> **PROVIDED DATA**

— Begin —

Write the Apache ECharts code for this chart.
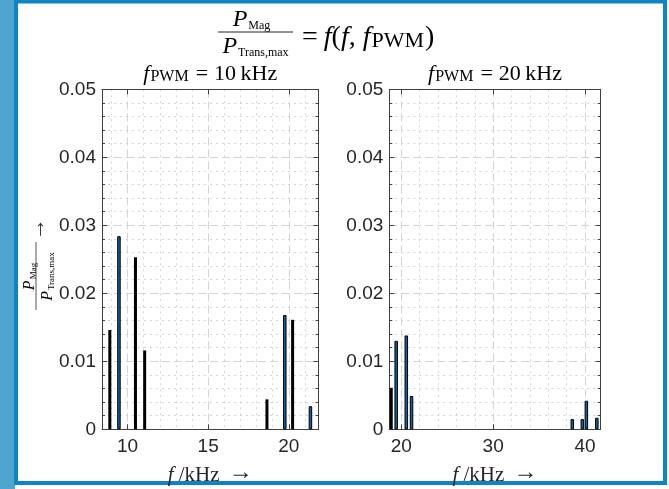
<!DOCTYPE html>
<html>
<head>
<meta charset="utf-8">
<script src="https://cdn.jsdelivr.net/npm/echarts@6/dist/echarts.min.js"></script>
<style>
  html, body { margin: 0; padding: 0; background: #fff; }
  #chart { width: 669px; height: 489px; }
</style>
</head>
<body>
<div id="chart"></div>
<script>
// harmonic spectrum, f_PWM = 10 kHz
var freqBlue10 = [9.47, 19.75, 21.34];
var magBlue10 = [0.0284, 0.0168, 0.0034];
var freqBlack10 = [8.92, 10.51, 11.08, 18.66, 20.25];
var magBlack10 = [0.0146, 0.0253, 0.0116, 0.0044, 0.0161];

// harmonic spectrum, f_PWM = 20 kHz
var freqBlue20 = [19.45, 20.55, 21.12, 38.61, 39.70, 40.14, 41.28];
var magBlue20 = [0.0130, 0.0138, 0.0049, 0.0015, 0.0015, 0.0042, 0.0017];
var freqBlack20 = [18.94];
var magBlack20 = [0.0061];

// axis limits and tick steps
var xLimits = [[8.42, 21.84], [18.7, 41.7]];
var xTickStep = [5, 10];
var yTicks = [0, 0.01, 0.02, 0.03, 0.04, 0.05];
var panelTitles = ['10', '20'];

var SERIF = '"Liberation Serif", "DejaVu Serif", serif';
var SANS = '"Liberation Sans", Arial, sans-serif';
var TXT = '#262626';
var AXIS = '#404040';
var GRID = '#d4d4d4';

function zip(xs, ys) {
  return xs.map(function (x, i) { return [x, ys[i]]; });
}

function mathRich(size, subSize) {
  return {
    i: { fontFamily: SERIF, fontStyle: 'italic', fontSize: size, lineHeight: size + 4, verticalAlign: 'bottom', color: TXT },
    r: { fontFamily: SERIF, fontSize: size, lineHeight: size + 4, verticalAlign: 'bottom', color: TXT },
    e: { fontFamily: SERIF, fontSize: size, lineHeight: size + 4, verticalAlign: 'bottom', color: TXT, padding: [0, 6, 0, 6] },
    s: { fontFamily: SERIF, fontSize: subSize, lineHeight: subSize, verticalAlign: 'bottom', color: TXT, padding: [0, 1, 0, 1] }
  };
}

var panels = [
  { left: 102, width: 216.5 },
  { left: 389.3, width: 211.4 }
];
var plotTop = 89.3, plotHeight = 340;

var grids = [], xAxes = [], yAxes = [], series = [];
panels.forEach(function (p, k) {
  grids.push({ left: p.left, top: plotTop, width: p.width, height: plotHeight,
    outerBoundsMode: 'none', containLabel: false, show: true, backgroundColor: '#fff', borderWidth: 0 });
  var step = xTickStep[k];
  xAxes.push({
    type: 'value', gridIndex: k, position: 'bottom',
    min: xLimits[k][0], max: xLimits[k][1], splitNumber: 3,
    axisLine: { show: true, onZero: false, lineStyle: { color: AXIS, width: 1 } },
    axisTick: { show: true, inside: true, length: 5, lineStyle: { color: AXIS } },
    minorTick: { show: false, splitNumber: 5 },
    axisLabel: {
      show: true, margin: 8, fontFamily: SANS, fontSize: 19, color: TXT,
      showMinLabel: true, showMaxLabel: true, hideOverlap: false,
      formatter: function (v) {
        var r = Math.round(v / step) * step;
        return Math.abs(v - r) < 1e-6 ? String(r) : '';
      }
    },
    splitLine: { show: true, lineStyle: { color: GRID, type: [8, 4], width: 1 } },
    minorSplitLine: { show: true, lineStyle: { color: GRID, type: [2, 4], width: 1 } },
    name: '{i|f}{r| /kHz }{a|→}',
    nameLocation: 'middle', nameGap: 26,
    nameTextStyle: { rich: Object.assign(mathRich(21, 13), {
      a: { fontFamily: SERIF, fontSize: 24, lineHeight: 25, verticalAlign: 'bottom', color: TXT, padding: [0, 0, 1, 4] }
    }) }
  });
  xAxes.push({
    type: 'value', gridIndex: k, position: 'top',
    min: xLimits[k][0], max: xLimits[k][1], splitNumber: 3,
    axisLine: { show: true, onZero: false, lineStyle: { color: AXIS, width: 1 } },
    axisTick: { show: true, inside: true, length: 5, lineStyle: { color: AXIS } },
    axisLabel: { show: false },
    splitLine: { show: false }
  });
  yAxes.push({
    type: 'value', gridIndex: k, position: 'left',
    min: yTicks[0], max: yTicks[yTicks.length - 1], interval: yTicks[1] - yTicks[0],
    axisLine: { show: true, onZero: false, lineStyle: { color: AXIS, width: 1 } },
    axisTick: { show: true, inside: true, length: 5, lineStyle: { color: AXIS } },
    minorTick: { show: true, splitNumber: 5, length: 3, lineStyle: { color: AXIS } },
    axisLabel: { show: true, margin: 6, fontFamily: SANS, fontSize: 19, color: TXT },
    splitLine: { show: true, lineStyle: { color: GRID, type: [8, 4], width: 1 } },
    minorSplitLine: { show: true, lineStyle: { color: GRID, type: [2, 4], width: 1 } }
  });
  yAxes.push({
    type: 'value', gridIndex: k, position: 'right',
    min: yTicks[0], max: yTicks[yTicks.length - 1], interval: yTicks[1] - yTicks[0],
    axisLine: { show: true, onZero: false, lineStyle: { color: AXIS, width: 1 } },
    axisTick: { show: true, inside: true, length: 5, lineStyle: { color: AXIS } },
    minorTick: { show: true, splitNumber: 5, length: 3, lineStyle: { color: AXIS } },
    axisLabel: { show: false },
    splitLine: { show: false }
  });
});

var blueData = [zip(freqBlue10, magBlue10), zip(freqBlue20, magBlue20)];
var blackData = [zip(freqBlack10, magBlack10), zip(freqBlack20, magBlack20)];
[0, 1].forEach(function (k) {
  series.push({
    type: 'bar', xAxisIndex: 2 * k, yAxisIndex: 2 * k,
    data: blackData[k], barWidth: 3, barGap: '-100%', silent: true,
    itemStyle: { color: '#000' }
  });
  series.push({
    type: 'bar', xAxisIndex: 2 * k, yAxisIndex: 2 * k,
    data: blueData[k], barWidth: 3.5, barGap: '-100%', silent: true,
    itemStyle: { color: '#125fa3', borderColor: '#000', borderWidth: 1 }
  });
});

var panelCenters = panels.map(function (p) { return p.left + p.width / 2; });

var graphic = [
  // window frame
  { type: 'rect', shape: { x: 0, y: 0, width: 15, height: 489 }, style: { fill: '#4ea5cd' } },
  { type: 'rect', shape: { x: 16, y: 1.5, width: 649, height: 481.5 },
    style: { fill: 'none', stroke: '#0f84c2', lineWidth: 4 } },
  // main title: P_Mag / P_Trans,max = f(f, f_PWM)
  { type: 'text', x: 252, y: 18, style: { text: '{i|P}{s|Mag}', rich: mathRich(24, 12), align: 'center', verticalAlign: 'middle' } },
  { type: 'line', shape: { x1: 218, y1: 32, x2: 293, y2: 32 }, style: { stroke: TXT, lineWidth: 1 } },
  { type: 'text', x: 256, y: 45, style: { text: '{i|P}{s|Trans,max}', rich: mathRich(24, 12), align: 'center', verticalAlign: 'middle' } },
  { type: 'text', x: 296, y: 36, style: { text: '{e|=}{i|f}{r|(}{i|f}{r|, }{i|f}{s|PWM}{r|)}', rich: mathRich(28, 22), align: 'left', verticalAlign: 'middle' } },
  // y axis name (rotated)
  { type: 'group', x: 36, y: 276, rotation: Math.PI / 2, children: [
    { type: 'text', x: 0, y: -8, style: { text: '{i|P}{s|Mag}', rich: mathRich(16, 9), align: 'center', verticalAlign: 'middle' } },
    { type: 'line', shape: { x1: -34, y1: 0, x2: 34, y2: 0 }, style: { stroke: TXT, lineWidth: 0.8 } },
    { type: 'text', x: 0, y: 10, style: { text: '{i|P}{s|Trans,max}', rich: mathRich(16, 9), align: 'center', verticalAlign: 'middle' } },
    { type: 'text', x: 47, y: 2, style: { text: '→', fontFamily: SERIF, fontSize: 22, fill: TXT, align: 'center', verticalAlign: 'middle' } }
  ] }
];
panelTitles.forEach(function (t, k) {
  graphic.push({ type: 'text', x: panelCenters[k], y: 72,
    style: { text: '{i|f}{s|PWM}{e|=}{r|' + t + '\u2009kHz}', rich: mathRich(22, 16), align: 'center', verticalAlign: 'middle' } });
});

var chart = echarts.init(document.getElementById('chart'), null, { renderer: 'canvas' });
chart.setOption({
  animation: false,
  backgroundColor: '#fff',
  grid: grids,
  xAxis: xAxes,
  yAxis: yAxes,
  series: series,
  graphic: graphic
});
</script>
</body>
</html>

— End —

> **STATED EXERCISE**
Set the lines above down again, word for word, from the first through the one containing "var plotTop = 89.3, plotHeight = 340;"; pictures excluded.

> **FULL RESPONSE**
Write the Apache ECharts code for this chart.
<!DOCTYPE html>
<html>
<head>
<meta charset="utf-8">
<script src="https://cdn.jsdelivr.net/npm/echarts@6/dist/echarts.min.js"></script>
<style>
  html, body { margin: 0; padding: 0; background: #fff; }
  #chart { width: 669px; height: 489px; }
</style>
</head>
<body>
<div id="chart"></div>
<script>
// harmonic spectrum, f_PWM = 10 kHz
var freqBlue10 = [9.47, 19.75, 21.34];
var magBlue10 = [0.0284, 0.0168, 0.0034];
var freqBlack10 = [8.92, 10.51, 11.08, 18.66, 20.25];
var magBlack10 = [0.0146, 0.0253, 0.0116, 0.0044, 0.0161];

// harmonic spectrum, f_PWM = 20 kHz
var freqBlue20 = [19.45, 20.55, 21.12, 38.61, 39.70, 40.14, 41.28];
var magBlue20 = [0.0130, 0.0138, 0.0049, 0.0015, 0.0015, 0.0042, 0.0017];
var freqBlack20 = [18.94];
var magBlack20 = [0.0061];

// axis limits and tick steps
var xLimits = [[8.42, 21.84], [18.7, 41.7]];
var xTickStep = [5, 10];
var yTicks = [0, 0.01, 0.02, 0.03, 0.04, 0.05];
var panelTitles = ['10', '20'];

var SERIF = '"Liberation Serif", "DejaVu Serif", serif';
var SANS = '"Liberation Sans", Arial, sans-serif';
var TXT = '#262626';
var AXIS = '#404040';
var GRID = '#d4d4d4';

function zip(xs, ys) {
  return xs.map(function (x, i) { return [x, ys[i]]; });
}

function mathRich(size, subSize) {
  return {
    i: { fontFamily: SERIF, fontStyle: 'italic', fontSize: size, lineHeight: size + 4, verticalAlign: 'bottom', color: TXT },
    r: { fontFamily: SERIF, fontSize: size, lineHeight: size + 4, verticalAlign: 'bottom', color: TXT },
    e: { fontFamily: SERIF, fontSize: size, lineHeight: size + 4, verticalAlign: 'bottom', color: TXT, padding: [0, 6, 0, 6] },
    s: { fontFamily: SERIF, fontSize: subSize, lineHeight: subSize, verticalAlign: 'bottom', color: TXT, padding: [0, 1, 0, 1] }
  };
}

var panels = [
  { left: 102, width: 216.5 },
  { left: 389.3, width: 211.4 }
];
var plotTop = 89.3, plotHeight = 340;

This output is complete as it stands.